How can we measure the welfare impact of policies like the BCC? Isn’t it all a bit too… abstract? Well, not really: after all, we already know how to quantify, say, the carbon footprint of a kilogram of meat. Why can’t we apply that same framework to the animal’s wellbeing?

In fact, we can – and that’s exactly what the new study set out to do, using the Welfare Footprint Institute’s own framework to measure chicken welfare.
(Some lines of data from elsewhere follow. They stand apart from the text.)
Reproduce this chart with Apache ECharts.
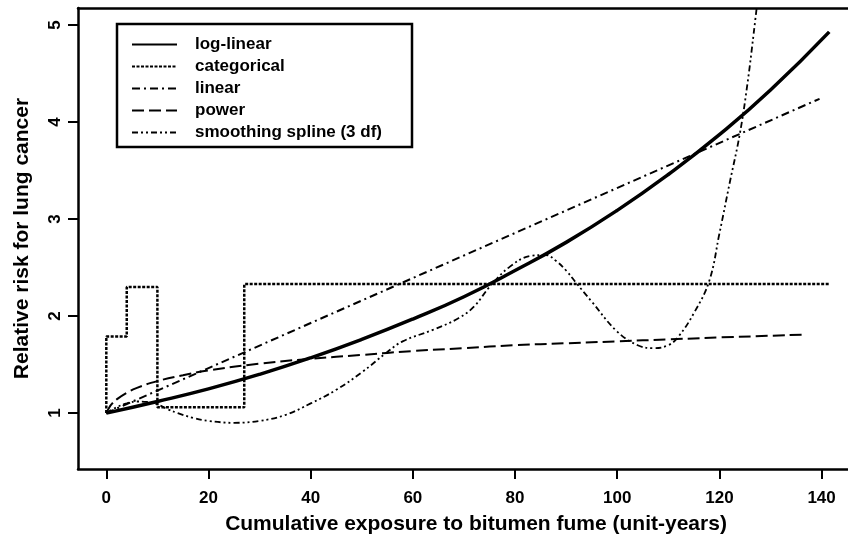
<!DOCTYPE html>
<html>
<head>
<meta charset="utf-8">
<script src="https://cdn.jsdelivr.net/npm/echarts@6/dist/echarts.min.js"></script>
<style>
html,body{margin:0;padding:0;background:#fff;}
#chart{width:848px;height:547px;}
</style>
</head>
<body>
<div id="chart"></div>
<script>
// ---- data ----
const xTicks = [0, 20, 40, 60, 80, 100, 120, 140];
const yTicks = [1, 2, 3, 4, 5];

const seriesNames = ["log-linear", "categorical", "linear", "power", "smoothing spline (3 df)"];

const logLinearX  = [0, 10, 20, 30, 40, 50, 60, 70, 80, 90, 100, 110, 120, 130, 141.5];
const logLinearRR = [1.00, 1.12, 1.25, 1.40, 1.57, 1.76, 1.97, 2.20, 2.47, 2.76, 3.09, 3.46, 3.87, 4.33, 4.93];

const catEdges = [0, 4, 10, 27, 141.5];
const catRR    = [1.79, 2.30, 1.06, 2.33];

const linearX  = [0, 139.6];
const linearRR = [1.00, 4.24];

const powerX  = [0, 0.5, 1, 2, 4, 6, 10, 15, 20, 30, 40, 50, 60, 70, 80, 90, 100, 110, 120, 137];
const powerRR = [1.00, 1.05, 1.09, 1.14, 1.21, 1.26, 1.33, 1.39, 1.44, 1.51, 1.56, 1.60, 1.64, 1.67, 1.70, 1.72, 1.74, 1.76, 1.78, 1.81];

const splineX  = [0, 2, 4, 6, 8, 10, 12, 14, 17, 20, 25, 30, 35, 40, 45, 50, 55, 58, 64, 69, 72, 75, 79, 83, 86, 88, 90, 92, 95, 100, 104, 107, 110, 112, 115, 118, 120, 122, 124, 125.5, 126.7, 128];
const splineRR = [1.00, 1.06, 1.10, 1.12, 1.115, 1.09, 1.04, 1.00, 0.95, 0.92, 0.90, 0.92, 0.98, 1.10, 1.24, 1.42, 1.63, 1.74, 1.86, 1.98, 2.10, 2.30, 2.51, 2.62, 2.63, 2.57, 2.47, 2.34, 2.15, 1.84, 1.70, 1.67, 1.70, 1.79, 2.03, 2.36, 2.85, 3.37, 3.88, 4.40, 4.91, 5.50];

// ---- build ----
const zip = (xs, ys) => xs.map((x, i) => [x, ys[i]]);
const catData = [[catEdges[0], 1.0]];
catRR.forEach((v, i) => catData.push([catEdges[i], v]));
catData.push([catEdges[catEdges.length - 1], catRR[catRR.length - 1]]);

const FONT = "'Liberation Sans', Arial, Helvetica, sans-serif";
const chart = echarts.init(document.getElementById('chart'), null, {renderer: 'canvas'});

const xMin = -5.54, xMax = 145.17, yMin = 0.424, yMax = 5.176;

chart.setOption({
  animation: false,
  backgroundColor: '#fff',
  grid: {left: 78, top: 8, right: 0, bottom: 78, containLabel: false},
  xAxis: [{
    type: 'value', min: xMin, max: xMax, position: 'bottom',
    name: 'Cumulative exposure to bitumen fume (unit-years)',
    nameLocation: 'middle', nameGap: 45,
    nameTextStyle: {fontFamily: FONT, fontWeight: 'bold', fontSize: 21, color: '#000', padding: [0, 0, 0, 26]},
    axisLine: {show: true, onZero: false, lineStyle: {color: '#000', width: 2.5}},
    axisTick: {show: true, length: 10, lineStyle: {color: '#000', width: 2}, customValues: xTicks},
    axisLabel: {show: true, margin: 21, fontFamily: FONT, fontWeight: 'bold', fontSize: 17, color: '#000', customValues: xTicks},
    splitLine: {show: false}
  }, {
    type: 'value', min: xMin, max: xMax, position: 'top',
    axisLine: {show: true, onZero: false, lineStyle: {color: '#000', width: 2.5}},
    axisTick: {show: false}, axisLabel: {show: false}, splitLine: {show: false}
  }],
  yAxis: {
    type: 'value', min: yMin, max: yMax,
    name: 'Relative risk for lung cancer',
    nameLocation: 'middle', nameGap: 45,
    nameTextStyle: {fontFamily: FONT, fontWeight: 'bold', fontSize: 21, color: '#000'},
    axisLine: {show: true, onZero: false, lineStyle: {color: '#000', width: 2.5}},
    axisTick: {show: true, length: 10, lineStyle: {color: '#000', width: 2}, customValues: yTicks},
    axisLabel: {show: true, rotate: 90, margin: 14, fontFamily: FONT, fontWeight: 'bold', fontSize: 17, color: '#000', customValues: yTicks},
    splitLine: {show: false}
  },
  legend: {
    show: true, orient: 'vertical', left: 131, top: 36, padding: 0,
    itemWidth: 45, itemHeight: 14, itemGap: 5,
    data: seriesNames,
    itemStyle: {opacity: 0},
    textStyle: {fontFamily: FONT, fontWeight: 'bold', fontSize: 17, color: '#000', lineHeight: 14, padding: [0, 0, 0, 13]}
  },
  graphic: [{
    type: 'rect', shape: {x: 117, y: 24, width: 295, height: 123},
    style: {fill: 'none', stroke: '#000', lineWidth: 2.5}, z: 100
  }],
  series: [
    {name: seriesNames[0], type: 'line', data: zip(logLinearX, logLinearRR), smooth: true, symbol: 'none', showSymbol: false,
      lineStyle: {color: '#000', width: 3.5, type: 'solid'}, itemStyle: {color: '#000'}},
    {name: seriesNames[1], type: 'line', data: catData, step: 'end', symbol: 'none', showSymbol: false,
      lineStyle: {color: '#000', width: 2.5, type: [3, 1.5]}, itemStyle: {color: '#000'}},
    {name: seriesNames[2], type: 'line', data: zip(linearX, linearRR), symbol: 'none', showSymbol: false,
      lineStyle: {color: '#000', width: 2, type: [8, 4, 2, 4]}, itemStyle: {color: '#000'}},
    {name: seriesNames[3], type: 'line', data: zip(powerX, powerRR), smooth: true, symbol: 'none', showSymbol: false,
      lineStyle: {color: '#000', width: 2, type: [12, 5]}, itemStyle: {color: '#000'}},
    {name: seriesNames[4], type: 'line', data: zip(splineX, splineRR), smooth: 0.4, symbol: 'none', showSymbol: false, clip: true,
      lineStyle: {color: '#000', width: 1.8, type: [6, 3, 2, 3, 2, 3]}, itemStyle: {color: '#000'}}
  ]
});
</script>
</body>
</html>
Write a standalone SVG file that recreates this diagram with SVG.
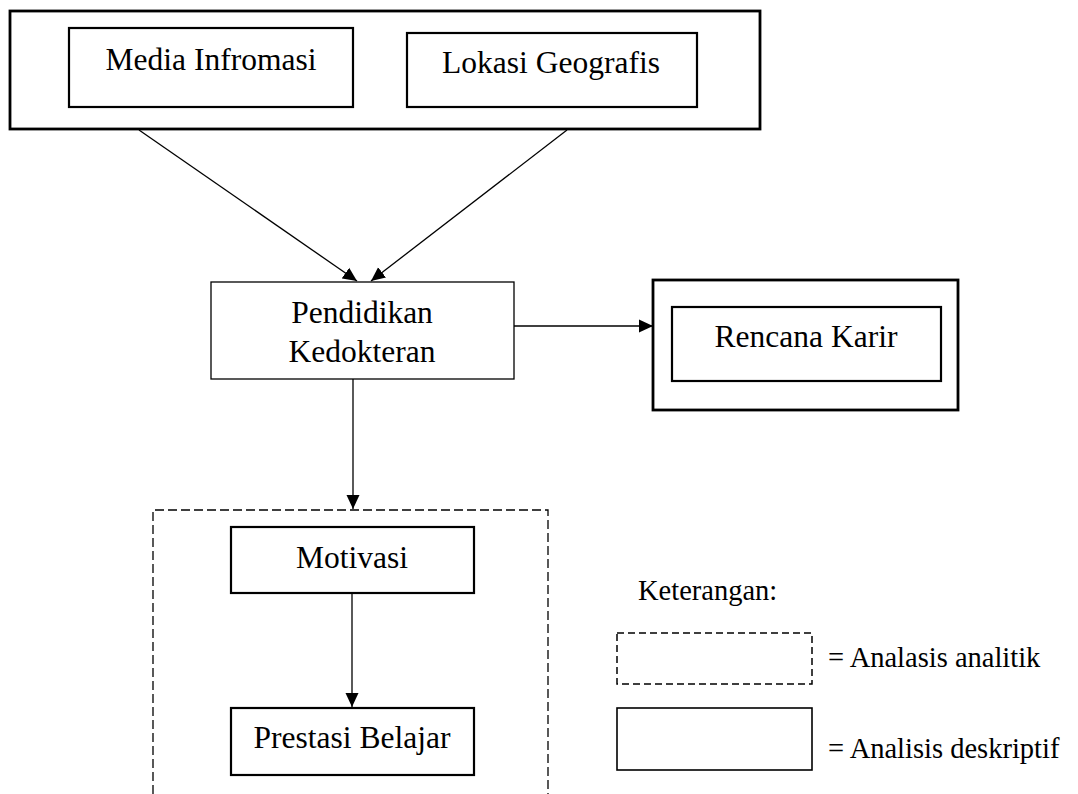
<svg xmlns="http://www.w3.org/2000/svg" width="1078" height="794" viewBox="0 0 1078 794">
<style>
text{font-family:'Liberation Serif','Times New Roman',serif;fill:#000}
.t{font-size:31.5px;text-anchor:middle}
.l{font-size:28.5px}
.box{fill:#fff;stroke:#000;stroke-width:2.2}
.thick{fill:#fff;stroke:#000;stroke-width:2.8}
.thin{fill:#fff;stroke:#000;stroke-width:1.3}
.dash{fill:none;stroke:#000;stroke-width:1.3;stroke-dasharray:9 4}
.ldash{fill:none;stroke:#000;stroke-width:1.5;stroke-dasharray:7 4}
.lsolid{fill:none;stroke:#000;stroke-width:1.6}
.c{fill:none;stroke:#000;stroke-width:1.3}
</style>
<defs>
<marker id="ahb" viewBox="0 0 14 14" refX="14" refY="7" markerWidth="14" markerHeight="14" markerUnits="userSpaceOnUse" orient="auto">
<path d="M0,0.5 L14,7 L0,13.5 z" fill="#000"/>
</marker>
</defs>
<rect width="1078" height="794" fill="#fff"/>

<g id="sumber">
<rect class="thick" x="10" y="11" width="750" height="118"/>
</g>
<g id="media">
<rect class="box" x="69" y="28" width="284" height="79"/>
<text class="t" x="211" y="70">Media Infromasi</text>
</g>
<g id="lokasi">
<rect class="box" x="407" y="33" width="290" height="74"/>
<text class="t" x="551" y="73">Lokasi Geografis</text>
</g>

<g id="pendidikan">
<rect class="thin" x="211" y="282" width="303" height="97"/>
<text class="t" x="362" y="323">Pendidikan</text>
<text class="t" x="362" y="362">Kedokteran</text>
</g>

<g id="rencana">
<rect class="thick" x="653" y="280" width="305" height="130"/>
<rect class="box" x="672" y="307" width="269" height="74"/>
<text class="t" x="806" y="347">Rencana Karir</text>
</g>

<g id="analitik">
<path class="dash" d="M153,794 V510 H548 V794"/>
</g>
<g id="motivasi">
<rect class="box" x="231" y="527" width="243" height="66"/>
<text class="t" x="352" y="568">Motivasi</text>
</g>
<g id="prestasi">
<rect class="box" x="231" y="708" width="243" height="67"/>
<text class="t" x="352" y="748">Prestasi Belajar</text>
</g>

<g id="connectors">
<line class="c" x1="139" y1="130" x2="357" y2="281" marker-end="url(#ahb)"/>
<line class="c" x1="567" y1="130" x2="371" y2="281" marker-end="url(#ahb)"/>
<line class="c" x1="514" y1="326" x2="653" y2="326" marker-end="url(#ahb)"/>
<line class="c" x1="353" y1="379" x2="353" y2="509" marker-end="url(#ahb)"/>
<line class="c" x1="352" y1="593" x2="352" y2="707" marker-end="url(#ahb)"/>
</g>

<g id="legend">
<text class="l" x="638" y="600">Keterangan:</text>
<rect class="ldash" x="617" y="633" width="195" height="51"/>
<text class="l" x="828" y="667">= Analasis analitik</text>
<rect class="lsolid" x="617" y="708" width="195" height="62"/>
<text class="l" x="828" y="758">= Analisis deskriptif</text>
</g>
</svg>
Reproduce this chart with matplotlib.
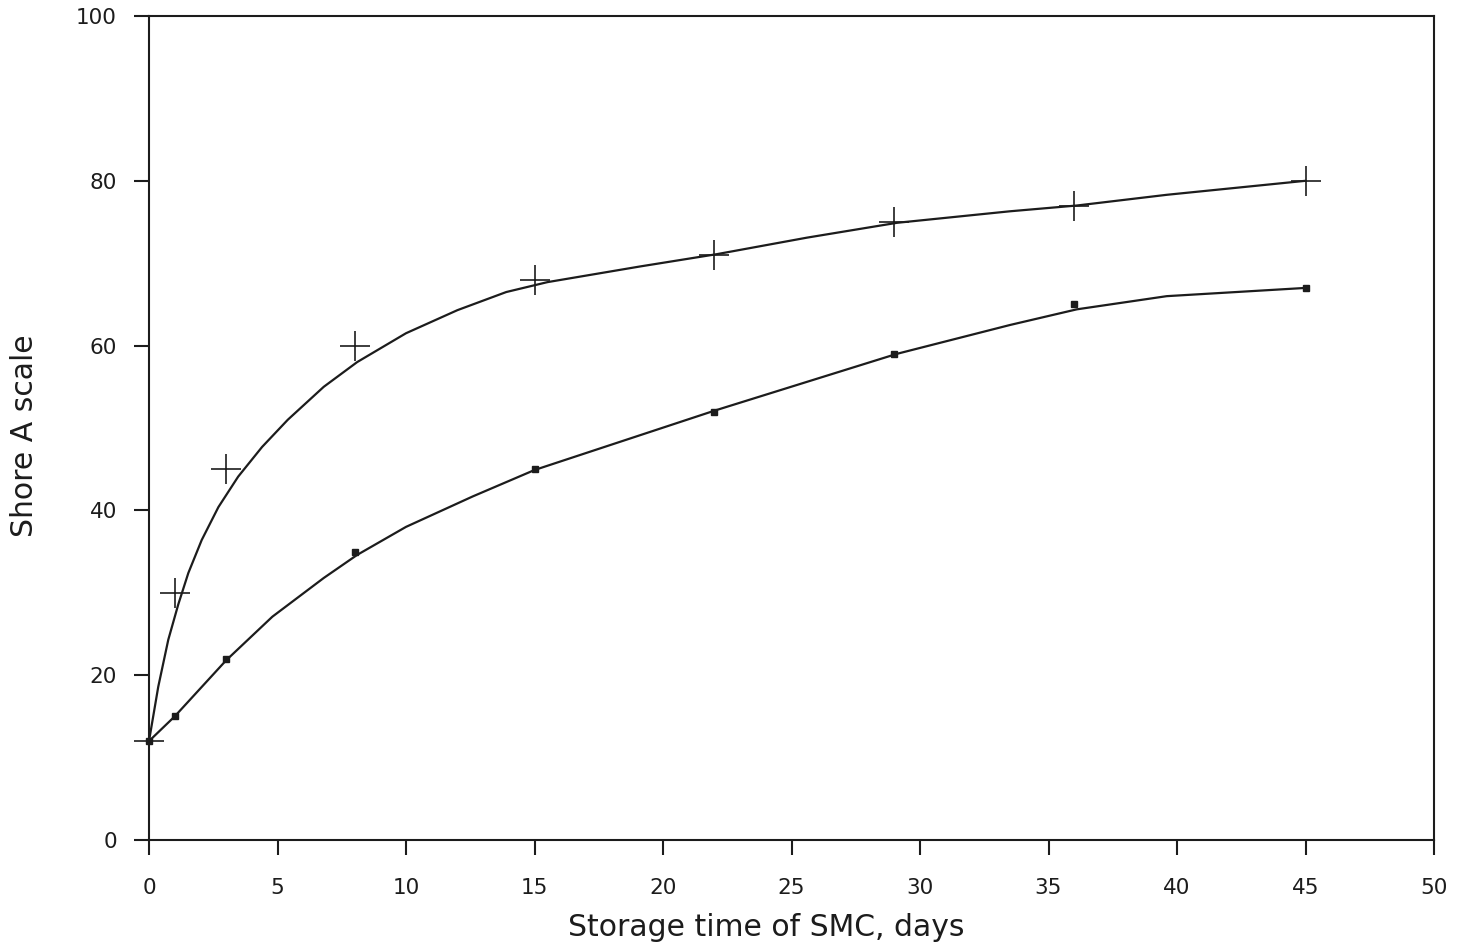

Developed by Schuck-Paim and fellow co-author Wladimir Alonso, this balances out the intensity and duration of all negative and positive experiences to come up with a result measured in pain (or pleasure) per unit of animal product. 

“These are not abstract values,” said Kate Hartcher, Senior Researcher at the Welfare Footprint Institute and study co-author. “They allow us to put animal welfare on the same footing as other policy priorities.”

So, how did the European birds fare? The answer is… much better than their non-BCC peers. Farming slower-growing breeds rather than the standard seven-week supersizers can prevent 15 to 100 hours of intense pain for each bird, the study found, and at a cost of only a single US dollar per kilogram of meat – that’s about 45 cents per pound, to avoid mixing US units and metric. That’s a lot of chicken welfare for your buck.

“When you compare the cost of avoiding intense pain to the cost of other externalities, the numbers speak for themselves,” Hartcher said.

While it’ll take a whole lot to reduce humanity’s ever-increasing hunger for the domestic chicken, the authors hope that their analysis can at least catalyze a change in how we think about the birds’ lives. By “enabling animal welfare impacts to be understood and compared in common and easy-to-understand units,” the researchers say, “the Welfare Footprint Framework makes it possible to drive meaningful reforms and ensure animals are no longer left out of the conversation.”

The study is published in the journal Nature Food.